Work to do |
Pull out every line from the listing that has the word "this".

Dataset excerpts |
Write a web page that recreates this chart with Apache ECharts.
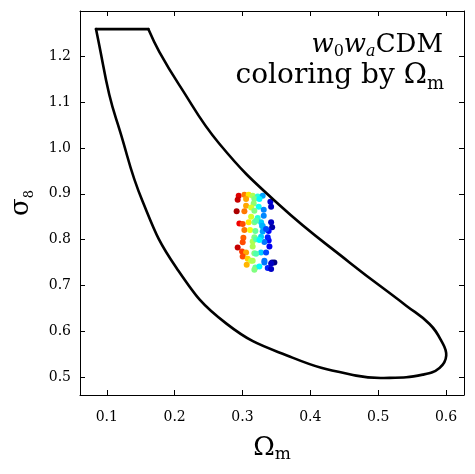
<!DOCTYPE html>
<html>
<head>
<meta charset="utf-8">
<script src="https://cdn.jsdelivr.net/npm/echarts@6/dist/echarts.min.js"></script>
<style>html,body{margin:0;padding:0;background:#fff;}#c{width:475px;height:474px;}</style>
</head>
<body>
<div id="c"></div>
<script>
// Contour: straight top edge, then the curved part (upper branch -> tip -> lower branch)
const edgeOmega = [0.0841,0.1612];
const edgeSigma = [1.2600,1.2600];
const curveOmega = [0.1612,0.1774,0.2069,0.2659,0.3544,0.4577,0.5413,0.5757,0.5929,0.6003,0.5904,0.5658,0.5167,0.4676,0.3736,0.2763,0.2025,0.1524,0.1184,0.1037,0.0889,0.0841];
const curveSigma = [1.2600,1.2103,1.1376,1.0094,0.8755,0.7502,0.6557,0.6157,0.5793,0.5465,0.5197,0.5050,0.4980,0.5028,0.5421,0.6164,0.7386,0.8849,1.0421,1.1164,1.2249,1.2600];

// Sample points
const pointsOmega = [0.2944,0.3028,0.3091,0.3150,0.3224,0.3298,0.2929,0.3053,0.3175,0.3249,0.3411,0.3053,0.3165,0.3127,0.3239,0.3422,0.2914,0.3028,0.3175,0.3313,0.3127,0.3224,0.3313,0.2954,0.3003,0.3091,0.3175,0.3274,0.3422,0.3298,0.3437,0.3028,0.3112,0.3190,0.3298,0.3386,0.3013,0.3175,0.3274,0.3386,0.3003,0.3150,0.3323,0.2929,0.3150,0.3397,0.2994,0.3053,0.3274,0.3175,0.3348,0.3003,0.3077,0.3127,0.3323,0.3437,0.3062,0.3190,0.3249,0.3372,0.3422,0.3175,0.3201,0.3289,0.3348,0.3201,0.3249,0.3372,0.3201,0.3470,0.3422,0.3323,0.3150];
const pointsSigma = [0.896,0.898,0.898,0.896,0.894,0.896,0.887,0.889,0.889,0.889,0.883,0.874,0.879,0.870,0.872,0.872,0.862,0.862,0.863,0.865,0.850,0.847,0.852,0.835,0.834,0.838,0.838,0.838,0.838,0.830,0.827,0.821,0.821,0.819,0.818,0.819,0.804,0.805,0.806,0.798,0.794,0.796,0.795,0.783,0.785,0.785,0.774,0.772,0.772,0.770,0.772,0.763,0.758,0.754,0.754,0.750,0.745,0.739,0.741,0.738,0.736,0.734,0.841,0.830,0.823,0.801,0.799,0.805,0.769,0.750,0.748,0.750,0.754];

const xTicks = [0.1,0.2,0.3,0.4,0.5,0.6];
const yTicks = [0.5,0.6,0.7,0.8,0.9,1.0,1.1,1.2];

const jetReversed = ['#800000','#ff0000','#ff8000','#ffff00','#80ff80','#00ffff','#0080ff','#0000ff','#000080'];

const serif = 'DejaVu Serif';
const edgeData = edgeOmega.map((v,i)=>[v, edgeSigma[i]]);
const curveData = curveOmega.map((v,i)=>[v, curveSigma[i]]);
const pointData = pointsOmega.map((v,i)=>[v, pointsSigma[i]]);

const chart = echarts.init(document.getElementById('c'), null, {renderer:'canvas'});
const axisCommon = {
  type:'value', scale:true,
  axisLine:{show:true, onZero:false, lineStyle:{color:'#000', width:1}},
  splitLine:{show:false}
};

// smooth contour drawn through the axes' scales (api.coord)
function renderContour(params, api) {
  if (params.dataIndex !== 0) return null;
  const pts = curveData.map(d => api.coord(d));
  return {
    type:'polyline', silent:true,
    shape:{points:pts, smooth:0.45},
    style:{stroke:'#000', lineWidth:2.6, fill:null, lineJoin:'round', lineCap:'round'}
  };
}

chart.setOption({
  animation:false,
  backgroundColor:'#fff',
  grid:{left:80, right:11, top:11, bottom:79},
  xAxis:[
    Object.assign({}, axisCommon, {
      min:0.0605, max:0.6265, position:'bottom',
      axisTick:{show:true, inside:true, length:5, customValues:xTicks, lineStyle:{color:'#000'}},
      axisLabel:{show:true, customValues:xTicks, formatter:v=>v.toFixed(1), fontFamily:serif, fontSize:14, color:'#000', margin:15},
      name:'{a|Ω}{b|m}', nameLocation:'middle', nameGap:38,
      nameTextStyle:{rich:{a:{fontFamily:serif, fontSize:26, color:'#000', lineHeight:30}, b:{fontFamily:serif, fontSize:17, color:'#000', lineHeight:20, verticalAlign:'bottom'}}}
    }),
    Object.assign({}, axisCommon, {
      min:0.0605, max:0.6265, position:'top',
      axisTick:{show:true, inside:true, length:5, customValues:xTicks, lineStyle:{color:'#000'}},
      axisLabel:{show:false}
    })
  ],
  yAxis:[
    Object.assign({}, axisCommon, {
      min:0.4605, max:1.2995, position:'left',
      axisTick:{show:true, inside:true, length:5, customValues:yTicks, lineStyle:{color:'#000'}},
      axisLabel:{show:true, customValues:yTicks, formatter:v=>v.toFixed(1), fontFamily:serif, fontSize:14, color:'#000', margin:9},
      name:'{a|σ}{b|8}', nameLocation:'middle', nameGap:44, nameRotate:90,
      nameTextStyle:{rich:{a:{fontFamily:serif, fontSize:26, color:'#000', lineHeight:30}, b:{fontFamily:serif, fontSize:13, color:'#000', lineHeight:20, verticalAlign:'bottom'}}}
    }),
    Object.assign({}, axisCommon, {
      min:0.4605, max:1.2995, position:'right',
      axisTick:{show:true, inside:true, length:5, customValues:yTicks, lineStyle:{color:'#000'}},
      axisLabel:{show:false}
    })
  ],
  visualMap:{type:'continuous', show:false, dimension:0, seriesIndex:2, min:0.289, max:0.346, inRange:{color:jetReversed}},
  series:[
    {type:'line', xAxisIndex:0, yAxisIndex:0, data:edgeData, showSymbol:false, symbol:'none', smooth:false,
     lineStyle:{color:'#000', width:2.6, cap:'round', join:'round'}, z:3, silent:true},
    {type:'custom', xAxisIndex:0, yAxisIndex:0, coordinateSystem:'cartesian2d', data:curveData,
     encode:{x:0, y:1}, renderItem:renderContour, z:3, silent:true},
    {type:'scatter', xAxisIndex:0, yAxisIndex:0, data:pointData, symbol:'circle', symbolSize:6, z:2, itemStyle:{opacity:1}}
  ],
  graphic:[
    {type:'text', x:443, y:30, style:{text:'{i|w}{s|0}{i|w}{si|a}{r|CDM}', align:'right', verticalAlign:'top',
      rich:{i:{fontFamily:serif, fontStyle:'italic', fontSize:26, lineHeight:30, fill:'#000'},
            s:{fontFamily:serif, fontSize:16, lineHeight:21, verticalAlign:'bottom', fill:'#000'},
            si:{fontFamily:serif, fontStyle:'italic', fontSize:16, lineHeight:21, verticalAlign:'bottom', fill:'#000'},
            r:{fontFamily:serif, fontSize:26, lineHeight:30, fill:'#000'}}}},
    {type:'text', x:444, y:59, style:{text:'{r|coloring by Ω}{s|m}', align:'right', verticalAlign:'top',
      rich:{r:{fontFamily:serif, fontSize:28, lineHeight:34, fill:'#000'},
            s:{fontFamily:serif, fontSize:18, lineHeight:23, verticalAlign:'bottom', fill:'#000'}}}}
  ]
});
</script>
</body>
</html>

==

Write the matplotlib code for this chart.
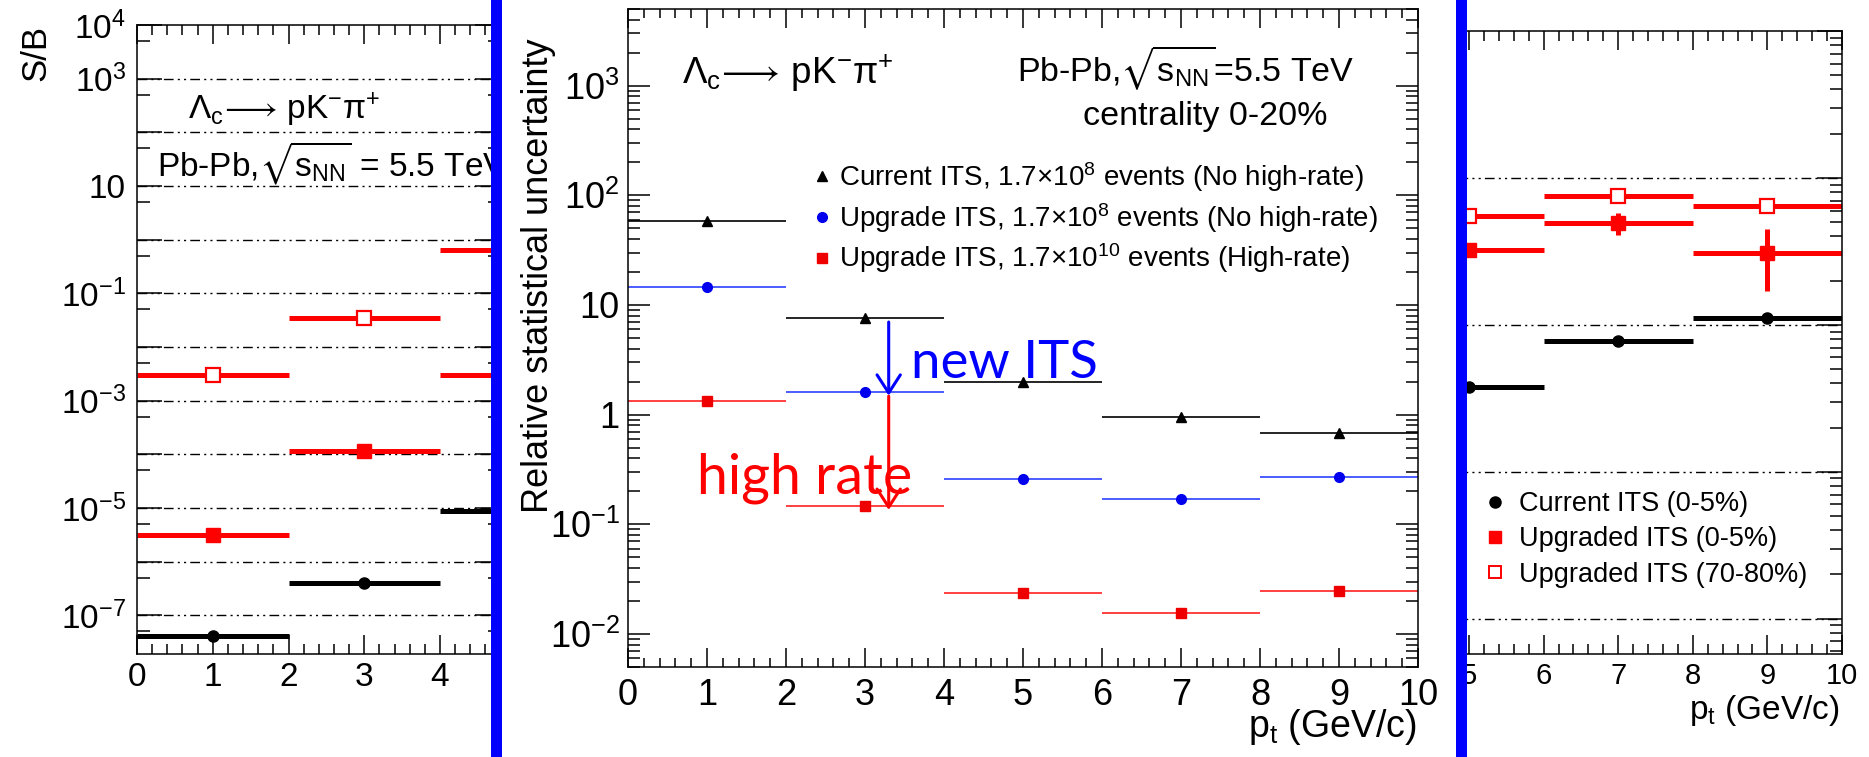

Exercise response |
Write a web page that recreates this chart with Apache ECharts.
Write the matplotlib code for this chart.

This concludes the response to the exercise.